At the beginning of April, I gave my husband Vin and myself a mighty challenge. Track every food and drink purchase to get a better idea of what we’re spending in an average month. To say I’ve been blindsided by the results is an understatement. For two people who don’t eat large portions, dine out rarely and hardly drink alcohol, we collectively spend a lot of money on food and drink. In April, that grand total was a shuddering $1,041.57.
Here’s how that broke down:
Meals Out: $318.87
Drinks (all non-alcoholic): $124.12
My Total Spending: $566.32
Vin’s Total Spending: $475.85
Grand Total: $1,041.57
(Sidenote: I didn’t tally all purchases in this breakdown).
So what have I learned from this?
* Well, we live in an expensive area, first of all. This is obviously not news to me, but when I took photographs of all the food I purchased at the grocery for $40, $50, and $60 it just didn’t really look like that much food. Bummer.
* There are some things we’re willing to spend money on, simply because they make our lives better. I’m never going to stop buying organic chicken, milk or eggs to save money. That was a conscious switch I made years ago, and it’s staying put for a multitude of reasons. We’re never going to stop going out to dinner on Saturday nights or having brunch with friends on Sunday. Life’s too short.
* Some battles aren’t worth fighting. When I began to see $3+ hot chocolates from Dunkin’ Donuts pop up on Vin’s side of the spreadsheet nearly every single workday, it admittedly seemed like an easy cut to make. I make coffee at home, and I was thinking maybe he could make hot chocolate at his work with an electric kettle he has there. But Vin is a hard-working man who leaves his office very rarely throughout the day, and grabbing a hot chocolate down the street at Dunkin’ is often his only break. I get it.
* I need to look at grocery shopping as a weekly whole, rather than a series of individual meals. Meaning, because I love to cook and find a lot of joy in it, I often over-complicate things and feel like every dinner has to be some big ordeal. This leads to multiple trips to the grocery store for various ingredients, when I should be buying stuff that can be used multiple times weekly for a variety of meals. Also, it wouldn’t kill us to have just a simple meal comprised of 3-4 ingredients from time to time.
* If I prepare lunches for us daily, our overall spending will go down quite a bit. Both of our spending during the day is proportionally much higher on days when I don’t pack us lunches. This is a no-brainer which unfortunately requires more effort on my part, cause Vin sure ain’t waking up early to make turkey sandwiches.

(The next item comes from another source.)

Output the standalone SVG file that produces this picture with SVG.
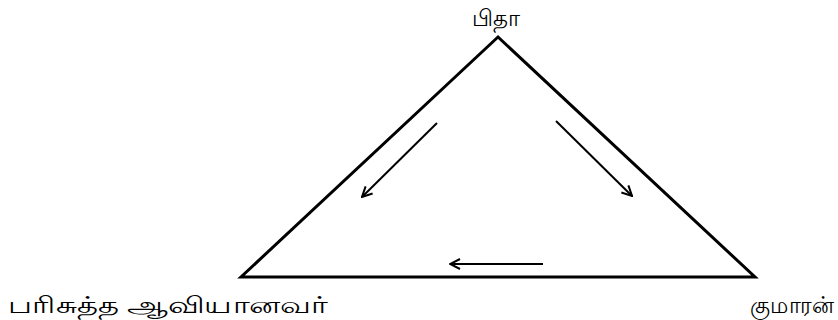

Vin and I have had the same method for divvying up costs for the five years we’ve lived together. I pay for all groceries; he pays for all meals out. We also have very concrete ways of splitting up our other monthly bills. However, this is the first time Vin and I have ever tracked our budgets together as a financial team, and it’s opened up a floodgate of conversations about money, savings and our financial future. All good things. We’re now talking about other ways to bring in extra income, and investments we might consider making. Not all aspects of married or coupled life are terribly romantic though, are they? Not sure if I can convince him to keep tracking purchases for May, but it makes sense to me to see if we’re able to get our spending down.
I tip my hat to anyone who managed to continue with this challenge through the whole month. Did anyone else follow through? What lessons did you learn about your spending?